Over the next few days, we should see some excellent shorting opportunities, if not an outright death-defying plunge.

Thanks for the heads-up, JG!

Note: if you are not familiar with the Vix or Bollinger Bands, here is a chart of the Vix with BBs where you can see the Vix closing below the green lower band today:


You can read about the Vix here, but in general, a sharp drop in the Vix shows an extreme of bullish complacency: everybody’s all-in without a care in the world, and dreaming of all the free money that will soon be falling from the skies.

Bollinger Bands define an envelope of extreme prices. The recommended setting is two standard deviations. So, what the chart above is saying is that bullish complacency is two standard deviations beyond the recent norm.

Thursday’s Trading – 6/25/09

Yet Another Bear Flag
While SPY made a bullish, inverted head-and-shoulders reversal pattern on its intra-day chart after the FOMC announcement on Wednesday and may rally a bit on Thursday, its daily chart is starting to look like another bear flag. SPY had a high-volume drop on Monday, and a sharp, but low-volume retracement Tuesday and Wednesday. That’s a classic bear flag. If SPY is unable to surpass Wednesday’s high, the next leg of the bear flag projects down to the May 4th gap at 87.89.

QQQQ, IWM, XLF, and ES all have the same pattern, and DIA may already be leading the way down. The XME popped back above the neckline of its head-and-shoulders top, but did so on light volume.

The market needs to rally on strong volume immediately; otherwise the SPX has another 20 points of downside coming soon.

The top four weakest sectors since the June 11th peak are: XME, XLE, XLB, and XLI.

Ant Stampede
Wednesday morning, breadth on the NYSE hit a peak of +2100. That’s a lot of stocks being up. You don’t get breadth like that every day. In fact, the last time was June 1st – a day when the SPX was up 24 points. And the SPX was up only 6 points on Wednesday? That’s a major bearish divergence. The market may not be able to generate breadth like that again for another three weeks. When you get that many stocks rallying, you have to put some points on the board, and the market failed miserably.

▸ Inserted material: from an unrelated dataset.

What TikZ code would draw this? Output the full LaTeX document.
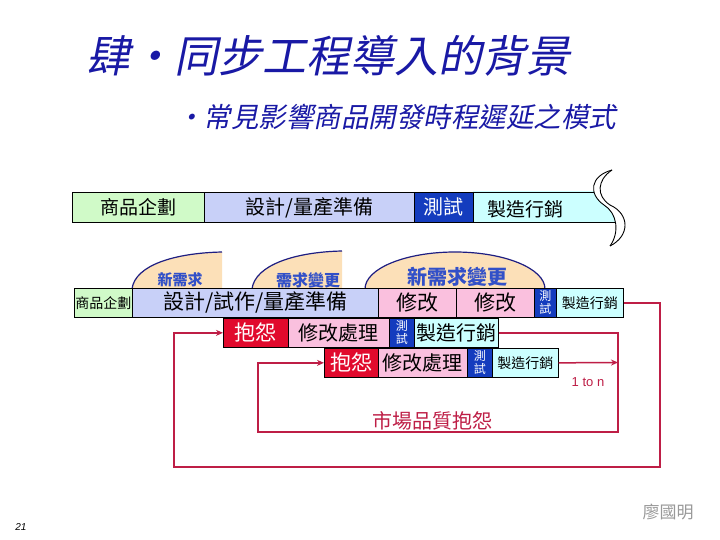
\documentclass[tikz,border=0pt]{standalone}
\usepackage{fontspec}
\setmainfont{Noto Sans CJK TC}
\newfontfamily\cjkit{Noto Sans CJK TC}[FakeSlant=0.2]
\newfontfamily\latin{Liberation Sans}
\usetikzlibrary{arrows.meta}
\definecolor{cgreen}{RGB}{208,250,200}
\definecolor{clav}{RGB}{200,208,248}
\definecolor{cblue}{RGB}{20,60,190}
\definecolor{ccyan}{RGB}{204,255,255}
\definecolor{cpink}{RGB}{250,192,222}
\definecolor{cred}{RGB}{225,10,45}
\definecolor{cconn}{RGB}{190,30,70}
\definecolor{ctitle}{RGB}{25,25,165}
\definecolor{cpeach}{RGB}{252,224,184}
\definecolor{cdome}{RGB}{30,30,130}
\definecolor{cdomet}{RGB}{50,80,200}
\newcommand\fsz[1]{\fontsize{#1}{#1}\selectfont}
\begin{document}
\begin{tikzpicture}[x=1pt,y=-1pt,
  box/.style={draw=black, line width=0.7pt, inner sep=0pt, anchor=north west, text=black, align=center},
  tbox/.style={box, fill=cblue, text=white, font=\fontsize{12}{13}\selectfont},
  conn/.style={draw=cconn, line width=1.5pt},
  arr/.style={-{Stealth[length=7pt,width=6pt]}},
  dtext/.style={text=cdomet, inner sep=0pt}]
\useasboundingbox[fill=white] (0,0) rectangle (720,540);

% titles
\node[font=\cjkit\fsz{44}, text=ctitle, anchor=west, inner sep=0pt] (title) at (86,56) {肆・同步工程導入的背景};
\node[font=\cjkit\fsz{27.5}, text=ctitle, anchor=west, inner sep=0pt] (sub) at (176,117) {・常見影響商品開發時程遲延之模式};

% row 1
\node[box, fill=cgreen, minimum width=132pt, minimum height=30pt, font=\fsz{19}] (plan1) at (72,192) {商品企劃};
\node[box, fill=clav, minimum width=210pt, minimum height=30pt, font=\fsz{20}] (des1) at (204,192) {設計/量產準備};
\begin{scope}
  \clip (473,192) rectangle (650,222);
  \fill[ccyan] (473,170) -- (612,170) .. controls (590,176) and (588,194) .. (604,205) .. controls (617,213) and (620,232) .. (610,246) -- (473,246) -- cycle;
\end{scope}
\draw[line width=0.7pt] (473,192) -- (594,192);
\draw[line width=0.7pt] (473,222) -- (615.5,222);
\node[box, fill=cblue, text=white, minimum width=59pt, minimum height=30pt, font=\fsz{20}] (test1) at (414,192) {測試};
\node[font=\fsz{19}, text=black, inner sep=0pt] (mkt1) at (525,209) {製造行銷};
\draw[line width=0.9pt] (612,170) .. controls (590,176) and (588,194) .. (604,205) .. controls (617,213) and (620,232) .. (610,246);
\draw[line width=0.9pt] (612,170) .. controls (597,180) and (596,196) .. (610,205) .. controls (630,214) and (630,236) .. (610,246);

% domes
\fill[cpeach] (132,289) .. controls (135,265) and (175,253) .. (222,252) -- (222,289) -- cycle;
\draw[cdome, line width=1.2pt] (132,289) .. controls (135,265) and (175,253) .. (222,252);
\fill[cpeach] (252,289) .. controls (255,265) and (295,252) .. (342,251) -- (342,289) -- cycle;
\draw[cdome, line width=1.2pt] (252,289) .. controls (255,265) and (295,252) .. (342,251);
\fill[cpeach] (365,289) .. controls (365,268.6) and (405.3,252) .. (455,252) .. controls (504.7,252) and (545,268.6) .. (545,289) -- cycle;
\draw[cdome, line width=1.2pt] (365,289) .. controls (365,268.6) and (405.3,252) .. (455,252) .. controls (504.7,252) and (545,268.6) .. (545,289);
\node[dtext, font=\bfseries\fsz{15}] (d1) at (180,280) {新需求};
\node[dtext, font=\bfseries\fsz{16}] (d2) at (308,280) {需求變更};
\node[dtext, font=\bfseries\fsz{20}] (d3) at (457,277) {新需求變更};

% row 2
\node[box, fill=cgreen, minimum width=58pt, minimum height=29pt, font=\fsz{14}] (plan2) at (74,288) {商品企劃};
\node[box, fill=clav, minimum width=246pt, minimum height=29pt, font=\fsz{21}] (des2) at (132,288) {設計/試作/量產準備};
\node[box, fill=cpink, minimum width=78pt, minimum height=29pt, font=\fsz{21}] (mod1) at (378,288) {修改};
\node[box, fill=cpink, minimum width=78pt, minimum height=29pt, font=\fsz{21}] (mod2) at (456,288) {修改};
\node[tbox, minimum width=22pt, minimum height=29pt] (test2) at (534,288) {測\\試};
\node[box, fill=ccyan, minimum width=67pt, minimum height=29pt, font=\fsz{14}] (mkt2) at (556,288) {製造行銷};

% row 3
\node[box, fill=cred, text=white, minimum width=65pt, minimum height=29pt, font=\fsz{21}] (cmp3) at (223,318) {抱怨};
\node[box, fill=cpink, minimum width=101pt, minimum height=29pt, font=\fsz{20}] (fix3) at (288,318) {修改處理};
\node[tbox, minimum width=25pt, minimum height=29pt] (test3) at (389,318) {測\\試};
\node[box, fill=ccyan, minimum width=84pt, minimum height=29pt, font=\fsz{20}] (mkt3) at (414,318) {製造行銷};

% row 4
\node[box, fill=cred, text=white, minimum width=54pt, minimum height=29pt, font=\fsz{21}] (cmp4) at (324,348) {抱怨};
\node[box, fill=cpink, minimum width=89pt, minimum height=29pt, font=\fsz{20}] (fix4) at (378,348) {修改處理};
\node[tbox, minimum width=25pt, minimum height=29pt] (test4) at (467,348) {測\\試};
\node[box, fill=ccyan, minimum width=66pt, minimum height=29pt, font=\fsz{14}] (mkt4) at (492,348) {製造行銷};

% connectors
\coordinate (oR) at (660,467);
\coordinate (oL) at (174,467);
\coordinate (mR) at (618,432);
\coordinate (mL) at (258,432);
\coordinate (jn) at (618,362.5);
\draw[conn, arr] (mkt2.east) -| (oR) -- (oL) |- (cmp3.west);
\draw[conn, arr] (mkt3.east) -| (mR) -- (mL) |- (cmp4.west);
\draw[conn, arr] (mkt4.east) -- (jn);
\node[text=cconn, font=\latin\fsz{13}, inner sep=0pt] (lab1) at (588,382) {1 to n};
\node[text=cconn, font=\fsz{20}, inner sep=0pt] (lab2) at (432,421) {市場品質抱怨};

% footer
\node[font=\latin\itshape\fsz{10}, inner sep=0pt] (pg) at (21,527) {21};
\node[font=\fsz{17}, text=black!40, inner sep=0pt] (auth) at (668,512) {廖國明};
\end{tikzpicture}
\end{document}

Lots of stocks were up, but not by very much; sort of like a raging stampede of ants. Yes, there are a lot of them, and they are coming at you hard, but they are easily squished nonetheless.

Wednesday’s Trading – 6/23/09

The bulls looked like they were about to turn the tide on Tuesday until they got slammed down in the last ten minutes of trading. I would expect the negativity of the close to carry over to the morning, just as it has to the futures so far tonight, but the market is tough to call here. Tuesday could have been the beginning of a reversal, or it could have been a consolidation of the downtrend. The XLF looked good, but there is nothing “reversal looking” about the IWM’s candlestick on the daily chart.

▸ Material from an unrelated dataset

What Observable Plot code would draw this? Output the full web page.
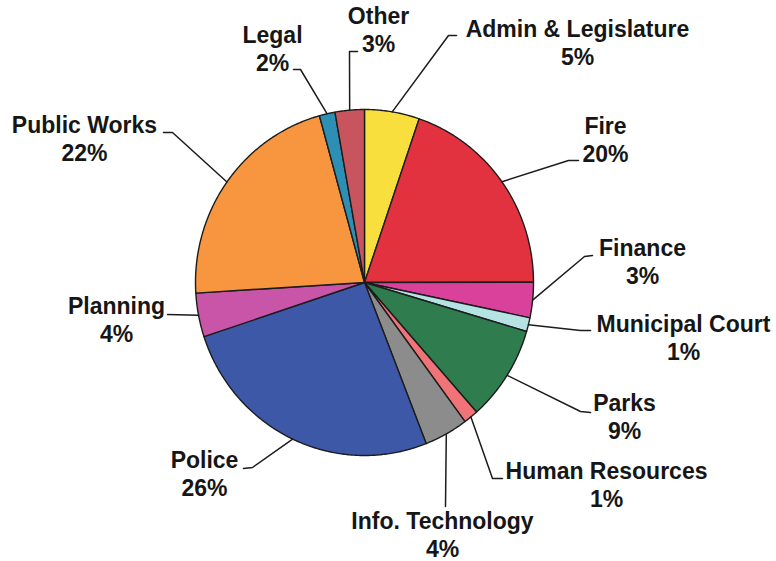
<!DOCTYPE html>
<html>
<head>
<meta charset="utf-8">
<script src="https://cdn.jsdelivr.net/npm/d3@7"></script>
<script src="https://cdn.jsdelivr.net/npm/@observablehq/plot@0.6"></script>
<style>
  html, body { margin: 0; padding: 0; background: #ffffff; }
  #chart svg { display: block; }
</style>
</head>
<body>
<div id="chart"></div>
<script>
// ---- Data ----
const categories = ["Admin & Legislature", "Fire", "Finance", "Municipal Court", "Parks",
  "Human Resources", "Info. Technology", "Police", "Planning", "Public Works", "Legal", "Other"];
const shares = [5.25, 19.75, 3.3, 1.3, 8.9, 1.4, 4.2, 25.9, 4.1, 21.7, 1.5, 2.8];
const pctLabels = ["5%", "20%", "3%", "1%", "9%", "1%", "4%", "26%", "4%", "22%", "2%", "3%"];
const colors = ["#f8df3e", "#e3323f", "#d9419a", "#b5e3e3", "#2f7d4e", "#f07378",
  "#8c8c8c", "#3e58a8", "#c955a8", "#f7963f", "#2e8fb5", "#c8545e"];

// ---- Layout (label placement, in pixel units of the chart) ----
const W = 776, H = 561;
const CX = 364, CY = 282, RX = 169, RY = 173;
const labelX = [577, 605, 642, 683, 624, 606, 442, 204, 116, 84, 272, 378];
const labelY = [36, 133, 255, 331.5, 410, 478.5, 528.5, 467, 313.5, 132.5, 42, 23.5];
const lineGap = 28.3;
const leaderStart = [[456, 35], [578, 160], [592, 255], [590, 330], [590, 412], [502, 478],
  [445, 506], [243, 468], [167, 314], [163, 132], [293, 69], [357, 51]];
const leaderElbow = [[448, 35], [568, 160], [584, 256], [580, 330], [580, 411], [492, 478],
  null, [252, 467], null, [172, 132], [300, 69], [349, 51]];

// ---- Build slices ----
const total = d3.sum(shares);
let acc = 0;
const slices = categories.map((name, i) => {
  const a0 = acc / total * 2 * Math.PI;
  acc += shares[i];
  const a1 = acc / total * 2 * Math.PI;
  return {name, a0, a1, color: colors[i]};
});
const px = a => CX + RX * Math.sin(a);
const py = a => CY - RY * Math.cos(a);

const polyPts = [];
for (const s of slices) {
  polyPts.push({name: s.name, color: s.color, x: CX, y: CY});
  const n = Math.max(2, Math.ceil((s.a1 - s.a0) / (Math.PI / 360)));
  for (let k = 0; k <= n; k++) {
    const a = s.a0 + (s.a1 - s.a0) * k / n;
    polyPts.push({name: s.name, color: s.color, x: px(a), y: py(a)});
  }
  polyPts.push({name: s.name, color: s.color, x: CX, y: CY});
}

const leaderPts = [];
slices.forEach((s, i) => {
  const mid = (s.a0 + s.a1) / 2;
  leaderPts.push({name: s.name, x: leaderStart[i][0], y: leaderStart[i][1]});
  if (leaderElbow[i]) leaderPts.push({name: s.name, x: leaderElbow[i][0], y: leaderElbow[i][1]});
  leaderPts.push({name: s.name, x: px(mid), y: py(mid)});
});

const labels = categories.map((name, i) => ({name, pct: pctLabels[i], x: labelX[i], y: labelY[i]}));

const textStyle = {
  textAnchor: "middle",
  lineAnchor: "bottom",
  fontSize: 23,
  fontWeight: "bold",
  fill: "#161616"
};

const chart = Plot.plot({
  width: W,
  height: H,
  marginTop: 0, marginRight: 0, marginBottom: 0, marginLeft: 0,
  x: {domain: [0, W], range: [0, W], axis: null},
  y: {domain: [0, H], range: [0, H], axis: null},
  color: {type: "identity"},
  style: {fontFamily: "'Liberation Sans', Arial, sans-serif", background: "#ffffff"},
  marks: [
    Plot.line(polyPts, {x: "x", y: "y", z: "name", fill: "color", stroke: "#1c1c1c",
      strokeWidth: 1.4, strokeLinejoin: "round", curve: "linear"}),
    Plot.line(leaderPts, {x: "x", y: "y", z: "name", stroke: "#1c1c1c", strokeWidth: 1.5}),
    Plot.text(labels, {x: "x", y: "y", text: "name", ...textStyle}),
    Plot.text(labels, {x: "x", y: "y", text: "pct", dy: lineGap, ...textStyle})
  ]
});
document.getElementById("chart").appendChild(chart);
</script>
</body>
</html>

Of course, the fate of the market will be decided by the FOMC announcement at 2:15pm. Interpreting this event is very easy: the market wants the Fed to keep pouring freshly-printed dollars upon it. If the Fed pulls back on any of its crazy schemes, or hints that they might do so in the future, then the market will commit suicide. The market knows that it is being inflated; it knows that it is a stuffed shirt.

The Fed’s leak to the Wall Street Journal said that there would be no tightening of any kind. However, it is possible that Bernanke will hint at a tiny tightening in the future, and the market won’t like that. The market has probably plunged this week because the Fed said that it would discuss “exit strategies” at the meeting. So, you can imagine what would happen if an actual exit strategy reared its ugly head.